Nothing special about it, it is a generic 25 A 3-15 V variable supply. It was originally purchased to power HAM radio equipment, it is *way* overkill for the job. Here is a picture anyway:

http://nexus.cable.n...90/p0004239.jpg

Jaycar catalog number is MP3088, it retails for around $350 AUD, but that is a rip-off, you can pick them up on eBay or elsewhere quite a bit cheaper. It isn't a supply I'd recommend for this work anyway. A switcher supplier would be more efficient and capable of supplying higher currents at lower voltages.

I have also been using a 1 A bench PSU for small experimental cells, unfortunately it only has two fixed current limiting settings, 1.2 A and 20 mA. That isn't as useful as fully adjustable limiting, the cell resistance drifts around. It is a nice supply to use though, it is basically indestructible and I can fix it if I do kill it because I built it.

I was looking at my collection of transformers tonight and I think I'll overwind one of the big toriods with some heavy wire and use a variac to control the voltage.

If you want a cheap experimental supply build your own. Halogen downlight transformers are very cheap and capable of 4-5 Amps, they are typically thermally fused and designed to tolerate a short circuit indefinately, limiting the current to around 20 Amps. All you need is a chunky bridge and a large electrolytic capacitor. Use a variac to control the output, or build a linear series regulator from a 3-terminal device like the LM317 or LM78xx and a pass transistor or two on a heatsink.

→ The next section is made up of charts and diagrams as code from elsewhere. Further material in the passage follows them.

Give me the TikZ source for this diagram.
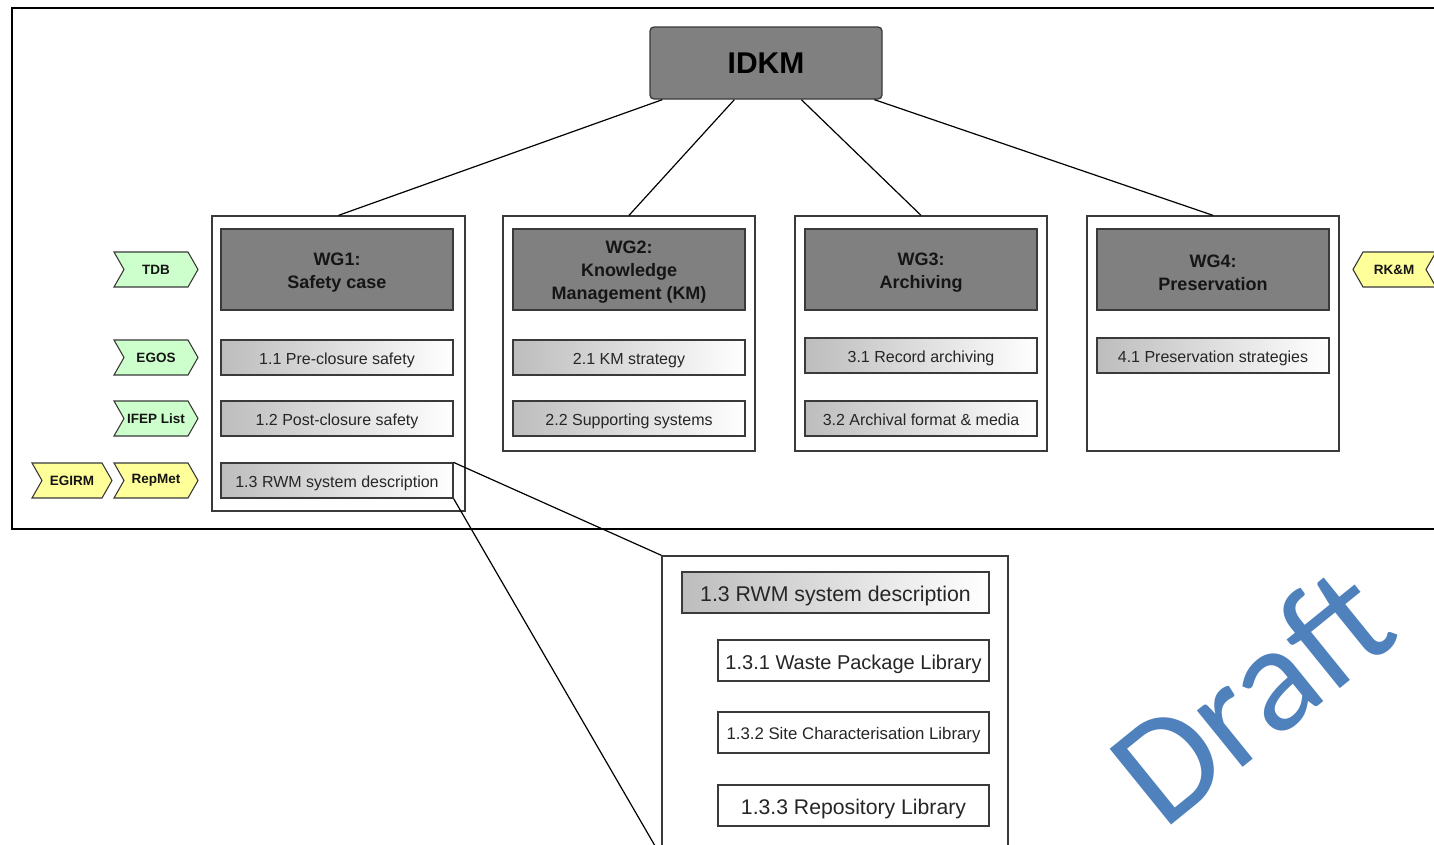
\documentclass[tikz,border=0pt]{standalone}
\usepackage{fontspec}
\setmainfont{Liberation Sans}
\newfontfamily\draftfont{Carlito}
\usetikzlibrary{calc}
\definecolor{hdrgray}{HTML}{808080}
\definecolor{edgegray}{HTML}{3A3A3A}
\definecolor{taggreen}{HTML}{CCFFCC}
\definecolor{tagyellow}{HTML}{FFFF99}
\definecolor{draftblue}{HTML}{4F81BD}
\definecolor{inktext}{HTML}{151515}
\tikzset{
  fs/.style={font=\fontsize{#1}{#1}\selectfont, text height=#1pt, text depth=3pt},
  container/.style={draw=edgegray, line width=1.3pt, fill=white, inner sep=0pt},
  header/.style={draw=edgegray, line width=1.3pt, fill=hdrgray, inner sep=0pt},
  hdrtext/.style={align=center, inner sep=0pt, yshift=-3pt, text=inktext,
    font=\bfseries\fontsize{18}{23}\selectfont},
  topic/.style={draw=edgegray, line width=1.2pt, left color=black!26, right color=white,
    inner sep=0pt, text=black!85, fs=16},
  libbox/.style={draw=edgegray, line width=1.4pt, fill=white, inner sep=0pt, text=black!85},
  tag/.style={draw=edgegray, line width=1.1pt},
  taglabel/.style={inner sep=0pt, text=inktext, font=\bfseries\fontsize{13.5}{14}\selectfont},
  link/.style={draw=black, line width=1.2pt},
}
\begin{document}
\begin{tikzpicture}[x=1pt,y=-1pt]
\useasboundingbox (0,0) rectangle (1434,844);
\clip (0,0) rectangle (1434,844);
\fill[white] (0,0) rectangle (1434,844);

% outer frame (runs past the right edge)
\draw[line width=1.8pt, black] (12,8) rectangle (1460,529);

% top node
\node[draw=edgegray, line width=1.3pt, fill=hdrgray, rounded corners=4pt,
      minimum width=232, minimum height=72, inner sep=0pt,
      font=\bfseries\fontsize{30}{30}\selectfont, text=black] (idkm) at (766,63) {IDKM};

% working group containers
\node[container, minimum width=253, minimum height=295] (wg1) at (338.5,363.5) {};
\node[container, minimum width=252, minimum height=235] (wg2) at (629,333.5) {};
\node[container, minimum width=252, minimum height=235] (wg3) at (921,333.5) {};
\node[container, minimum width=252, minimum height=235] (wg4) at (1213,333.5) {};

% connectors from the top node
\draw[link] ([xshift=13]idkm.south west) -- (wg1.north);
\draw[link] ([xshift=85]idkm.south west) -- (wg2.north);
\draw[link] ([xshift=152]idkm.south west) -- (wg3.north);
\draw[link] ([xshift=225]idkm.south west) -- (wg4.north);

% headers
\node[header, minimum width=232, minimum height=81,
      label={[hdrtext]center:WG1:\\Safety case}] (h1) at (337,269.5) {};
\node[header, minimum width=232, minimum height=81,
      label={[hdrtext]center:WG2:\\Knowledge\\Management (KM)}] (h2) at (629,269.5) {};
\node[header, minimum width=232, minimum height=81,
      label={[hdrtext]center:WG3:\\Archiving}] (h3) at (921,269.5) {};
\node[header, minimum width=232, minimum height=81,
      label={[hdrtext]center:WG4:\\Preservation}] (h4) at (1213,269.5) {};

% topics
\node[topic, minimum width=232, minimum height=35] (t11) at (337,357.5) {1.1 Pre-closure safety};
\node[topic, minimum width=232, minimum height=35] (t12) at (337,418.5) {1.2 Post-closure safety};
\node[topic, minimum width=232, minimum height=35] (t13) at (337,480.5) {1.3 RWM system description};
\node[topic, minimum width=232, minimum height=35] (t21) at (629,357.5) {2.1 KM strategy};
\node[topic, minimum width=232, minimum height=35] (t22) at (629,418.5) {2.2 Supporting systems};
\node[topic, minimum width=232, minimum height=35] (t31) at (921,355.5) {3.1 Record archiving};
\node[topic, minimum width=232, minimum height=35] (t32) at (921,418.5) {3.2 Archival format \& media};
\node[topic, minimum width=232, minimum height=35] (t41) at (1213,355.5) {4.1 Preservation strategies};

% tags pointing right
\draw[tag, fill=taggreen] (114,252) -- (188,252) -- (198,269.5) -- (188,287) -- (114,287) -- (124,269.5) -- cycle;
\node[taglabel] (tdb) at (156,269.5) {TDB};
\draw[tag, fill=taggreen] (114,340) -- (188,340) -- (198,357.5) -- (188,375) -- (114,375) -- (124,357.5) -- cycle;
\node[taglabel] (egos) at (156,357.5) {EGOS};
\draw[tag, fill=taggreen] (114,401) -- (188,401) -- (198,418.5) -- (188,436) -- (114,436) -- (124,418.5) -- cycle;
\node[taglabel] (ifep) at (156,418.5) {IFEP List};
\draw[tag, fill=tagyellow] (114,463) -- (188,463) -- (198,480.5) -- (188,498) -- (114,498) -- (124,480.5) -- cycle;
\node[taglabel] (repmet) at (156,480.5) {RepMet};
\draw[tag, fill=tagyellow] (32,463) -- (102,463) -- (112,480.5) -- (102,498) -- (32,498) -- (42,480.5) -- cycle;
\node[taglabel] (egirm) at (72,480.5) {EGIRM};
% tag pointing left
\draw[tag, fill=tagyellow] (1363,252) -- (1353,269.5) -- (1363,287) -- (1436,287) -- (1426,269.5) -- (1436,252) -- cycle;
\node[taglabel] (rkm) at (1394,269.5) {RK\&M};

% enlarged view of topic 1.3
\node[container, line width=1.4pt, minimum width=346, minimum height=300] (zoom) at (835,706) {};
\draw[link] (t13.north east) -- (zoom.north west);
\draw[link] (t13.south east) -- (zoom.south west);

\node[topic, line width=1.4pt, minimum width=307, minimum height=41, fs=21.3] (z13) at (835.5,592.5) {1.3 RWM system description};
\node[libbox, minimum width=271, minimum height=41, fs=20] (z131) at (853.5,660.5) {1.3.1 Waste Package Library};
\node[libbox, minimum width=271, minimum height=41, fs=16.8] (z132) at (853.5,732.5) {1.3.2 Site Characterisation Library};
\node[libbox, minimum width=271, minimum height=41, fs=21.2] (z133) at (853.5,805.5) {1.3.3 Repository Library};

% watermark
\node[rotate=39, anchor=base west, inner sep=0pt, text=draftblue,
      font=\draftfont\fontsize{152}{152}\selectfont] (draft) at (1163,832) {Draft};
\end{tikzpicture}
\end{document}
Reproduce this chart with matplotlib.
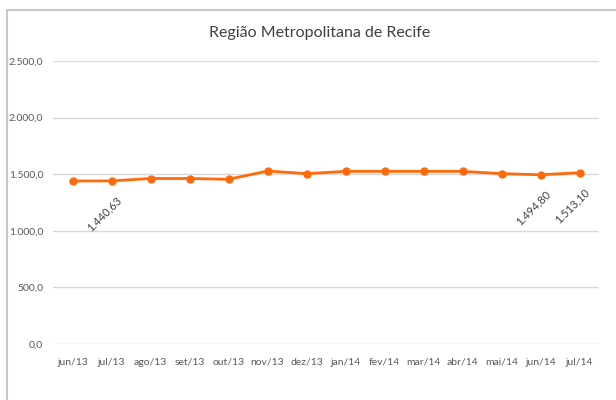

You can bias the COM pin of a LM7805 with a pot and make a very cheap and simple variable supply.

For a constant current supply something like this should work, but I haven't tried buliding it yet:

http://nexus.cable.n...t-regulator.jpg

Kinda primitive and inefficient, but it could be scaled up to hundreds of Amps by paralleling pass transistors. A switcher would be more efficient, but would require more exotic parts.